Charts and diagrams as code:
>>>

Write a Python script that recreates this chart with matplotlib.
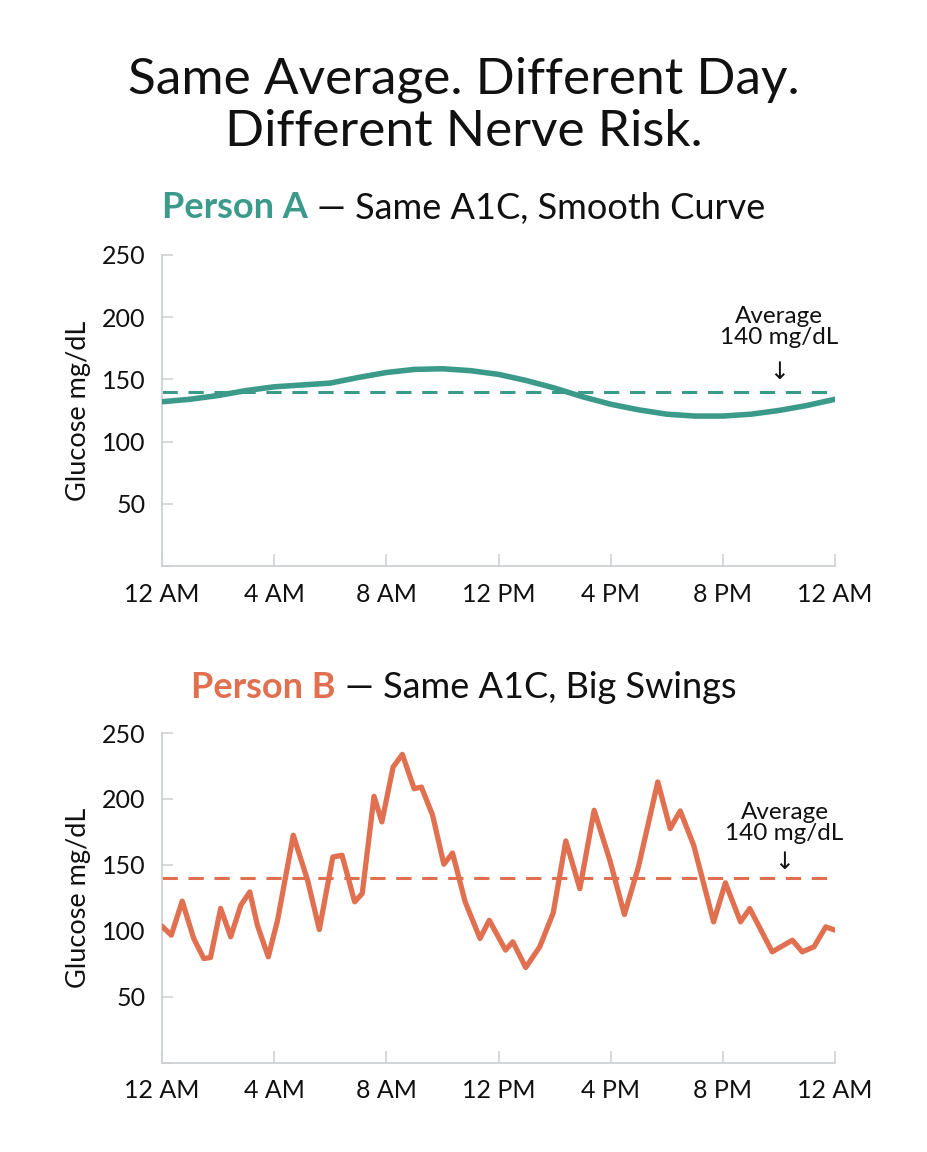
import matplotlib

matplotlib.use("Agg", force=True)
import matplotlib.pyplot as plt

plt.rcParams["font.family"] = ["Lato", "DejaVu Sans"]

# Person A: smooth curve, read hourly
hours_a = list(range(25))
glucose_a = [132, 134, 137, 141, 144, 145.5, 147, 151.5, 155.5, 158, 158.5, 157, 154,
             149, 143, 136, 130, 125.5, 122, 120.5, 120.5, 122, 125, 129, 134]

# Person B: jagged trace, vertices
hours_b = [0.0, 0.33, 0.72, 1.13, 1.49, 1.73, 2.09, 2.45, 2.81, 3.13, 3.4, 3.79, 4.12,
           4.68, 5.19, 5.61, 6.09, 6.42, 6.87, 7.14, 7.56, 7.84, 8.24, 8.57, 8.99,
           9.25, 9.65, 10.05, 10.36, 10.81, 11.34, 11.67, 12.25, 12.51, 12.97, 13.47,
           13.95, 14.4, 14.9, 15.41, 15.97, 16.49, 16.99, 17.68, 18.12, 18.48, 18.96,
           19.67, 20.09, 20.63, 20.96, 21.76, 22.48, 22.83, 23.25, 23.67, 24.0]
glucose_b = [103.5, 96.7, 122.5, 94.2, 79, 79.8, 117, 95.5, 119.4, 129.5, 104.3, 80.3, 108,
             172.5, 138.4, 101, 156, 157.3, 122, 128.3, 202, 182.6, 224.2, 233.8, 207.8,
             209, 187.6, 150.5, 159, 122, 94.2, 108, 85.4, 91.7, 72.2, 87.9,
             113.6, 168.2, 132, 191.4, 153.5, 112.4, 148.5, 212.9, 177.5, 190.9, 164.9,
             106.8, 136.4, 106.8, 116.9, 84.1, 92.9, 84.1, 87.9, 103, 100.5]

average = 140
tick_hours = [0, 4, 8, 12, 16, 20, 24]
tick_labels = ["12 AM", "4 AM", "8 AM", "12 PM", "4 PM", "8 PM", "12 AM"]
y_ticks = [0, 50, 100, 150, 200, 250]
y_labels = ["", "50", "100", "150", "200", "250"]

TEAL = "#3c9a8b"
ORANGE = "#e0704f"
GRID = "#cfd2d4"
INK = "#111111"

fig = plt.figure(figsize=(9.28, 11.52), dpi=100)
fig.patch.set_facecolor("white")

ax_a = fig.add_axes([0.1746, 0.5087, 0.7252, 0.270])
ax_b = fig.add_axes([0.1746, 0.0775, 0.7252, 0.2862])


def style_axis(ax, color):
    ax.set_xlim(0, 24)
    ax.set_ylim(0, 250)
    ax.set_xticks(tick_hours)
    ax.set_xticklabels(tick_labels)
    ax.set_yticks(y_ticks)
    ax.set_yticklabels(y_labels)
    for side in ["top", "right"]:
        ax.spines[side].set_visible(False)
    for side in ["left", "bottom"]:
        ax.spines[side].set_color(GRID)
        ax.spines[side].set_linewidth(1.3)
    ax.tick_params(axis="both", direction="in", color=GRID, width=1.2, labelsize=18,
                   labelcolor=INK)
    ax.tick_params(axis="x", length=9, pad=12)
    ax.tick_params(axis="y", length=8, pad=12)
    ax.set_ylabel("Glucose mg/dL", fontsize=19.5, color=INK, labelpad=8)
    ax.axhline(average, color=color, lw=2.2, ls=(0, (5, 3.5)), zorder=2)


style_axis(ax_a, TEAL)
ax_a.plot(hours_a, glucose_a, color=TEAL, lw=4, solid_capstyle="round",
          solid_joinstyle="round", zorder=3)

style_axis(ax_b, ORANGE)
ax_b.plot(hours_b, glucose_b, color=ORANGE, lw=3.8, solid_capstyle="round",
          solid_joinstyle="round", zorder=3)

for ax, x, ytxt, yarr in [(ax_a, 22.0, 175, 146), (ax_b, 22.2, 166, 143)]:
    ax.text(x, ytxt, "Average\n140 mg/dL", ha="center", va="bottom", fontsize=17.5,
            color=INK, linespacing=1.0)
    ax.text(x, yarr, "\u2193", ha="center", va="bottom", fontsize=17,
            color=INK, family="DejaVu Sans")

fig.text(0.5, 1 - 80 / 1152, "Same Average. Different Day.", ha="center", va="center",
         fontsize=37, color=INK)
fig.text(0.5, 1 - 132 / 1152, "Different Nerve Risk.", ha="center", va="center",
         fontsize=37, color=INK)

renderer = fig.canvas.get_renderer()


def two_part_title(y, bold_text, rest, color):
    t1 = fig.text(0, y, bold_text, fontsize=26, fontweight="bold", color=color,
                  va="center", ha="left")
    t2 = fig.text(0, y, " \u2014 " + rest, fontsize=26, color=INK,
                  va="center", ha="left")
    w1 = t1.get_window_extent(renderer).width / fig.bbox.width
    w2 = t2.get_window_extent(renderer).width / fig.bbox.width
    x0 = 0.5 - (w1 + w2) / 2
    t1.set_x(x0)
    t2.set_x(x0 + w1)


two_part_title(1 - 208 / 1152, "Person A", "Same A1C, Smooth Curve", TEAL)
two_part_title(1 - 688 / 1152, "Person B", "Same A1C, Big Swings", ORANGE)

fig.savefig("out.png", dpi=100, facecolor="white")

<<<
>>>

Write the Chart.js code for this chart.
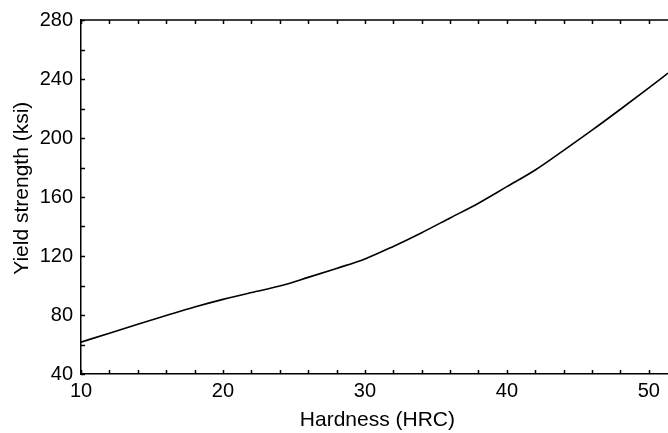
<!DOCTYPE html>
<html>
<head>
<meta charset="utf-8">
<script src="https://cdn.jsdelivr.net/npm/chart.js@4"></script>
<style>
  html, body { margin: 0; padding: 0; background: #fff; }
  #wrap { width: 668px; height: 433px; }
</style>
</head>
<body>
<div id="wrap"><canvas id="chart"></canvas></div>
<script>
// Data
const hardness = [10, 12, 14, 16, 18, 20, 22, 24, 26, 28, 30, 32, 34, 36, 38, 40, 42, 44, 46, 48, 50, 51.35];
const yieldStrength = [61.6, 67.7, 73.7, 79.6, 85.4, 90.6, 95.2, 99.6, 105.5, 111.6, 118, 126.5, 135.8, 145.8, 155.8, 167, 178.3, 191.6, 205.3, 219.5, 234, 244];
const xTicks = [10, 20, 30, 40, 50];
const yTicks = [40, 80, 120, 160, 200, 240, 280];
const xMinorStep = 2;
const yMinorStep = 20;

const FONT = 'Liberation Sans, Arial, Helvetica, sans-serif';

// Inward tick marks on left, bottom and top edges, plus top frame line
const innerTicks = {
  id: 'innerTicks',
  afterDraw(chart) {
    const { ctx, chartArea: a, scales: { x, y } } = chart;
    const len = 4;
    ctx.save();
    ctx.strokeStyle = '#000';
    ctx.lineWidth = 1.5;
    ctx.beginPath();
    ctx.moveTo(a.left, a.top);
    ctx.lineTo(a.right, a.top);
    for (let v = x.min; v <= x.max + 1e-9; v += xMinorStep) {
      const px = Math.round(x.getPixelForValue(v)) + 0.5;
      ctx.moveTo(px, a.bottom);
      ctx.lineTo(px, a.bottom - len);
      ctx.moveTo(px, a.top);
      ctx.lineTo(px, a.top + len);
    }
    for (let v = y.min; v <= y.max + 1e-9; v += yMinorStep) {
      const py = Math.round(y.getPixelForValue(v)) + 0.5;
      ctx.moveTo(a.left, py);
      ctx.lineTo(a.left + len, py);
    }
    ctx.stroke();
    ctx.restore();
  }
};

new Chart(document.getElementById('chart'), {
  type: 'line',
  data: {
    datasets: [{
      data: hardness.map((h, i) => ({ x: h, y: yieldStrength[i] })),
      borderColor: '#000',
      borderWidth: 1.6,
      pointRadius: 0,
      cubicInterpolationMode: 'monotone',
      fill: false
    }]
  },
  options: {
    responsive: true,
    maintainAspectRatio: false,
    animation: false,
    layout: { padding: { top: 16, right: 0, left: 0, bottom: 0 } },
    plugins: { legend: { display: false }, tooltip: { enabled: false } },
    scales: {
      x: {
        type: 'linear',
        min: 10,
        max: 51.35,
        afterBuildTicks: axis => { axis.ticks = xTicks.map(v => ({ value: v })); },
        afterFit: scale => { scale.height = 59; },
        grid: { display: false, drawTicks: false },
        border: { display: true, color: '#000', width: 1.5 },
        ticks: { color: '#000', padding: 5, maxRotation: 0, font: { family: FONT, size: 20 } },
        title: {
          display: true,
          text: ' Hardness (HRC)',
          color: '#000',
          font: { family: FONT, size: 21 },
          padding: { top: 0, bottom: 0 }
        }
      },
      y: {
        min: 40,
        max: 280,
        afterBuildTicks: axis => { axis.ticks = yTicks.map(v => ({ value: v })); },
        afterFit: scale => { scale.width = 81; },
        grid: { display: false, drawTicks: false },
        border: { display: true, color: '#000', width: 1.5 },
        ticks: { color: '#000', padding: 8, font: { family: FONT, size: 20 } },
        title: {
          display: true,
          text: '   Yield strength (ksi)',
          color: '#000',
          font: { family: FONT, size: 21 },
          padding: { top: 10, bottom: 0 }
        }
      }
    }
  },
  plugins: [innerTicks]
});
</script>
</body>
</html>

<<<

### The request
Begin with the line where "Write the Chart.js code for this chart." appears and end with the line where "const yMinorStep = 20;" appears. Copy only that stretch, exactly, with no pictures.

### Complete answer
Write the Chart.js code for this chart.
<!DOCTYPE html>
<html>
<head>
<meta charset="utf-8">
<script src="https://cdn.jsdelivr.net/npm/chart.js@4"></script>
<style>
  html, body { margin: 0; padding: 0; background: #fff; }
  #wrap { width: 668px; height: 433px; }
</style>
</head>
<body>
<div id="wrap"><canvas id="chart"></canvas></div>
<script>
// Data
const hardness = [10, 12, 14, 16, 18, 20, 22, 24, 26, 28, 30, 32, 34, 36, 38, 40, 42, 44, 46, 48, 50, 51.35];
const yieldStrength = [61.6, 67.7, 73.7, 79.6, 85.4, 90.6, 95.2, 99.6, 105.5, 111.6, 118, 126.5, 135.8, 145.8, 155.8, 167, 178.3, 191.6, 205.3, 219.5, 234, 244];
const xTicks = [10, 20, 30, 40, 50];
const yTicks = [40, 80, 120, 160, 200, 240, 280];
const xMinorStep = 2;
const yMinorStep = 20;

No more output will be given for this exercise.